Search code examples
base64esp32arduino-esp32

base64 encoding function inserting a newline every 72 characters?


Hi I was working on base64 encoding audio files (to upload to a server) on an ESP32 and came across this implementation, part of espressif's esp idf:

unsigned char * base64_encode(const unsigned char *src, size_t len,
                  size_t *out_len)
{
    unsigned char *out, *pos;
    const unsigned char *end, *in;
    size_t olen;
    int line_len;

    olen = len * 4 / 3 + 4; /* 3-byte blocks to 4-byte */
    olen += olen / 72; /* line feeds */
    olen++; /* nul termination */
    if (olen < len)
        return NULL; /* integer overflow */
    out = os_malloc(olen);
    if (out == NULL)
        return NULL;

    end = src + len;
    in = src;
    pos = out;
    line_len = 0;
    while (end - in >= 3) {
        *pos++ = base64_table[in[0] >> 2];
        *pos++ = base64_table[((in[0] & 0x03) << 4) | (in[1] >> 4)];
        *pos++ = base64_table[((in[1] & 0x0f) << 2) | (in[2] >> 6)];
        *pos++ = base64_table[in[2] & 0x3f];
        in += 3;
        line_len += 4;
        if (line_len >= 72) { // HERE
            *pos++ = '\n';
            line_len = 0;
        }
    }

    if (end - in) {
        *pos++ = base64_table[in[0] >> 2];
        if (end - in == 1) {
            *pos++ = base64_table[(in[0] & 0x03) << 4];
            *pos++ = '=';
        } else {
            *pos++ = base64_table[((in[0] & 0x03) << 4) |
                          (in[1] >> 4)];
            *pos++ = base64_table[(in[1] & 0x0f) << 2];
        }
        *pos++ = '=';
        line_len += 4;
    }

    if (line_len)
        *pos++ = '\n';

    *pos = '\0';
    if (out_len)
        *out_len = pos - out;
    return out;
}

I see that there is a variable caled line_len which is inserting a newline every 72 characters and also one at the end:

if (line_len)
    *pos++ = '\n';

Because of this, when I test the function, I always get a newline appended to the encoded strings. When I compare the encoded strings with the base64 python module (base64.b64encode(b'blah')). the python strings DO NOT have any newline appended.

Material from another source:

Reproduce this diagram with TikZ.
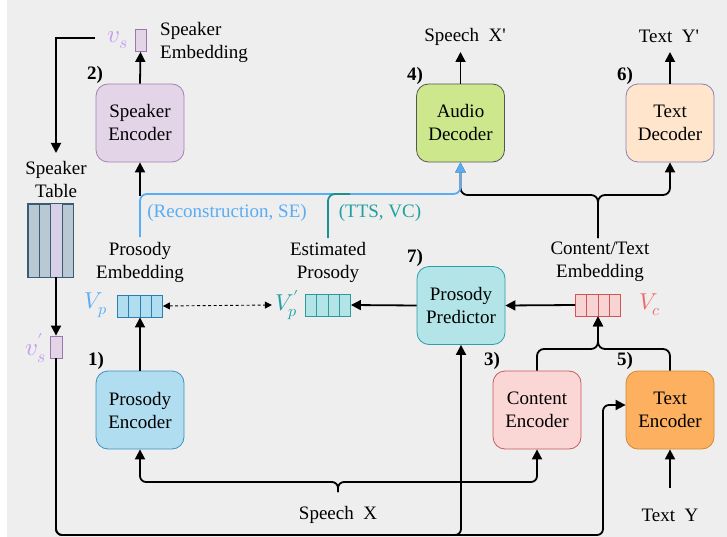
\documentclass[tikz,border=0pt]{standalone}
\usepackage{fontspec}
\usepackage{unicode-math}
\setmainfont{Liberation Serif}
\setmathfont{Latin Modern Math}
\usetikzlibrary{arrows.meta,calc}
\definecolor{bg}{HTML}{EEEEEE}
\definecolor{spkfill}{HTML}{E4D4E8}\definecolor{spkdraw}{HTML}{A67FB5}
\definecolor{prosfill}{HTML}{B0DDF0}\definecolor{prosdraw}{HTML}{3E90C2}
\definecolor{audfill}{HTML}{CDE88C}\definecolor{auddraw}{HTML}{555555}
\definecolor{tdfill}{HTML}{FFE5CC}\definecolor{tddraw}{HTML}{8A80B0}
\definecolor{predfill}{HTML}{B2E4E8}\definecolor{preddraw}{HTML}{2F9EA8}
\definecolor{cefill}{HTML}{FAD7D5}\definecolor{cedraw}{HTML}{C85A5A}
\definecolor{tefill}{HTML}{FDB05F}\definecolor{tedraw}{HTML}{D08A30}
\definecolor{vpdraw}{HTML}{2A7FB0}
\definecolor{vppdraw}{HTML}{2A9A9A}
\definecolor{vcfill}{HTML}{F8D3D3}\definecolor{vcdraw}{HTML}{D05555}
\definecolor{tblgray}{HTML}{B9C9D3}\definecolor{tbllav}{HTML}{D8D0E6}\definecolor{tbldraw}{HTML}{3B5B73}
\definecolor{vsdraw}{HTML}{9A78AA}\definecolor{vscol}{HTML}{C49CF0}
\definecolor{blueline}{HTML}{5AACF5}
\definecolor{tealline}{HTML}{1A9090}\definecolor{tealtext}{HTML}{20A0A0}
\definecolor{vccol}{HTML}{F06A6A}
\begin{document}
\begin{tikzpicture}[x=1pt,y=-1pt,
  box/.style={draw, line width=0.8pt, rounded corners=12pt, minimum width=88pt, minimum height=78pt, align=center, inner sep=2pt, font=\fontsize{19}{23}\selectfont},
  arr/.style={line width=1.8pt, -{Triangle[length=10pt,width=10pt]}},
  lbl/.style={align=center, inner sep=1pt, font=\fontsize{19}{23}\selectfont},
  num/.style={inner sep=0pt, font=\fontsize{19}{19}\selectfont\bfseries},
  vec/.style={draw, line width=0.9pt, minimum width=45pt, minimum height=22pt, inner sep=0pt},
  mlbl/.style={inner sep=0pt, font=\fontsize{23}{23}\selectfont},
  slbl/.style={inner sep=0pt, font=\fontsize{25}{25}\selectfont, text=vscol},
  sbox/.style={draw=vsdraw, fill=spkfill, line width=0.8pt, minimum width=11pt, minimum height=22pt, inner sep=0pt},
]
\fill[white] (0,0) rectangle (727,537);
\fill[bg] (7,0) rectangle (727,537);
\useasboundingbox (0,0) rectangle (727,537);

% boxes
\node[box, fill=spkfill, draw=spkdraw] (spkenc) at (140,123) {Speaker\\Encoder};
\node[box, fill=prosfill, draw=prosdraw] (prosenc) at (140,410) {Prosody\\Encoder};
\node[box, fill=audfill, draw=auddraw] (auddec) at (460.5,123) {Audio\\Decoder};
\node[box, fill=tdfill, draw=tddraw] (txtdec) at (670,123) {Text\\Decoder};
\node[box, fill=predfill, draw=preddraw] (pred) at (461,305.5) {Prosody\\Predictor};
\node[box, fill=cefill, draw=cedraw] (contenc) at (537,410) {Content\\Encoder};
\node[box, fill=tefill, draw=tedraw] (txtenc) at (670,410) {Text\\Encoder};

% numbers
\node[num] (n2) at (95,75) {2)};
\node[num] (n4) at (415,76) {4)};
\node[num] (n6) at (625,76) {6)};
\node[num] (n7) at (415,258) {7)};
\node[num] (n1) at (96,361) {1)};
\node[num] (n3) at (492,361) {3)};
\node[num] (n5) at (625,361) {5)};

% speaker embedding
\node[sbox] (vs) at (140.5,40.5) {};
\node[slbl] (vslbl) at (118,40) {$v_s$};
\node[lbl, align=left, anchor=west] (spkemb) at (159,42) {Speaker\\Embedding};

% speaker table
\node[lbl] (spktbl) at (56,180) {Speaker\\Table};
\node[draw=tbldraw, fill=tblgray, line width=0.9pt, minimum width=45pt, minimum height=73pt, inner sep=0pt] (tbl) at (50.5,240.5) {};
\fill[tbllav] ($(tbl.north west)!0.5!(tbl.north east)$) rectangle ($(tbl.south west)!0.75!(tbl.south east)$);
\draw[tbldraw, line width=0.9pt] (tbl.north west) rectangle (tbl.south east);
\foreach \f in {0.25,0.5,0.75}
  \draw[tbldraw, line width=0.9pt] ($(tbl.north west)!\f!(tbl.north east)$) -- ($(tbl.south west)!\f!(tbl.south east)$);
\node[sbox, minimum width=12pt] (vsp) at (56,347) {};
\node[slbl] (vsplbl) at (36,348) {$v_s^{\prime}$};

% embeddings
\node[lbl] (pemb) at (140,262) {Prosody\\Embedding};
\node[lbl] (epemb) at (328,262) {Estimated\\Prosody};
\node[lbl] (cemb) at (600,262) {Content/Text\\Embedding};

\node[vec, fill=prosfill, draw=vpdraw] (vp) at (140,306) {};
\node[vec, fill=predfill, draw=vppdraw] (vpp) at (328,305) {};
\node[vec, fill=vcfill, draw=vcdraw] (vc) at (598,305) {};
\foreach \v/\c in {vp/vpdraw, vpp/vppdraw, vc/vcdraw}
  \foreach \f in {0.25,0.5,0.75}
    \draw[\c, line width=0.9pt] ($(\v.north west)!\f!(\v.north east)$) -- ($(\v.south west)!\f!(\v.south east)$);
\node[mlbl, text=blueline] (vplbl) at (96,305) {$V_p$};
\node[mlbl, text=tealtext] (vpplbl) at (287,305) {$V_p^{\prime}$};
\node[mlbl, text=vccol] (vclbl) at (650,305) {$V_c$};

% outputs / inputs text
\node[lbl] (sxp) at (465,37) {Speech~~X\textquotesingle};
\node[lbl] (typ) at (669,36) {Text~~Y\textquotesingle};
\node[lbl] (speechx) at (338,515) {Speech~~X};
\node[lbl] (texty) at (670,515) {Text~~Y};

\node[lbl, text=blueline] (reclbl) at (227,213) {(Reconstruction, SE)};
\node[lbl, text=tealtext] (ttslbl) at (380,213) {(TTS, VC)};

% coordinates
\coordinate (vsstart) at (95,38);
\coordinate (tblin) at (56,153);
\coordinate (pj) at (140,196);
\coordinate (pembtop) at (140,237);
\coordinate (epembtop) at (328,238);
\coordinate (cembtop) at (598,238);
\coordinate (sxtop) at (338,492);

% connectors
\draw[arr] (spkenc.north) -- (vs.south);
\draw[arr] (vsstart) -| (tblin);
\draw[arr] (vsp.north |- tbl.south) -- (vsp.north);
\draw[arr, rounded corners=6pt] (vsp.south) |- (pred.south |- 0,535) -- (pred.south);
\draw[arr, rounded corners=6pt] (vsp.south) |- (603,535) |- ([yshift=5pt]txtenc.west);

\draw[arr] (prosenc.north) -- (vp.south);
\draw[arr] (pj) -- (spkenc.south);
\draw[arr, rounded corners=7pt] (cembtop) |- (auddec.south |- 0,195) -- (auddec.south);
\draw[arr, rounded corners=7pt] (cembtop) |- (txtdec.south |- 0,195) -- (txtdec.south);
\draw[line width=1.8pt, blueline, -{Triangle[length=10pt,width=10pt]}, rounded corners=7pt] (pembtop) |- (auddec.south |- 0,194) -- (auddec.south);
\draw[line width=1.8pt, tealline, rounded corners=7pt] (epembtop) |- (350,194);

\draw[arr] (vc.west) -- (pred.east);
\draw[arr] (pred.west) -- (vpp.east);
\draw[line width=0.9pt, dashed, dash pattern=on 3pt off 2.5pt, {Triangle[length=7pt,width=7pt]}-{Triangle[length=7pt,width=7pt]}] (vp.east) -- ([xshift=-3pt]vpplbl.west);

\draw[arr, rounded corners=7pt] (contenc.north) |- (vc.south |- 0,349) -- (vc.south);
\draw[arr, rounded corners=7pt] (txtenc.north) |- (vc.south |- 0,349) -- (vc.south);

\draw[arr, rounded corners=6pt] (sxtop) |- (prosenc.south |- 0,482) -- (prosenc.south);
\draw[arr, rounded corners=6pt] (sxtop) |- (contenc.south |- 0,482) -- (contenc.south);
\draw[arr] (texty.north |- 0,488) -- (txtenc.south);

\draw[arr] (auddec.north) -- (auddec.north |- 0,52);
\draw[arr] (txtdec.north) -- (txtdec.north |- 0,52);
\end{tikzpicture}
\end{document}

Is there a reason for this decision? I recall 72 characters per line being a constraint of old computer terminals in the early days of email. That have anything to do with this?


Solution

  • There is no requirement to add newlines to prevent base64 itself from growing very long; but some applications (in particular, email) absolutely require it, so it probably makes sense to include in an implementation.

    base64 was originally designed as a content-transfer encoding for email, with the specific requirement that no line must be longer than 72 characters.

    Just to spell this out, newlines are permitted, and so the implementation you are looking at is conformant with the spec.

    If the newlines disturb you, just take them out. A proper test would ignore them when comparing the results from two different base64 encoders anyway; there is no requirement to make lines exactly 72 lines long, so some play it safe and make them e.g. 64 characters long max.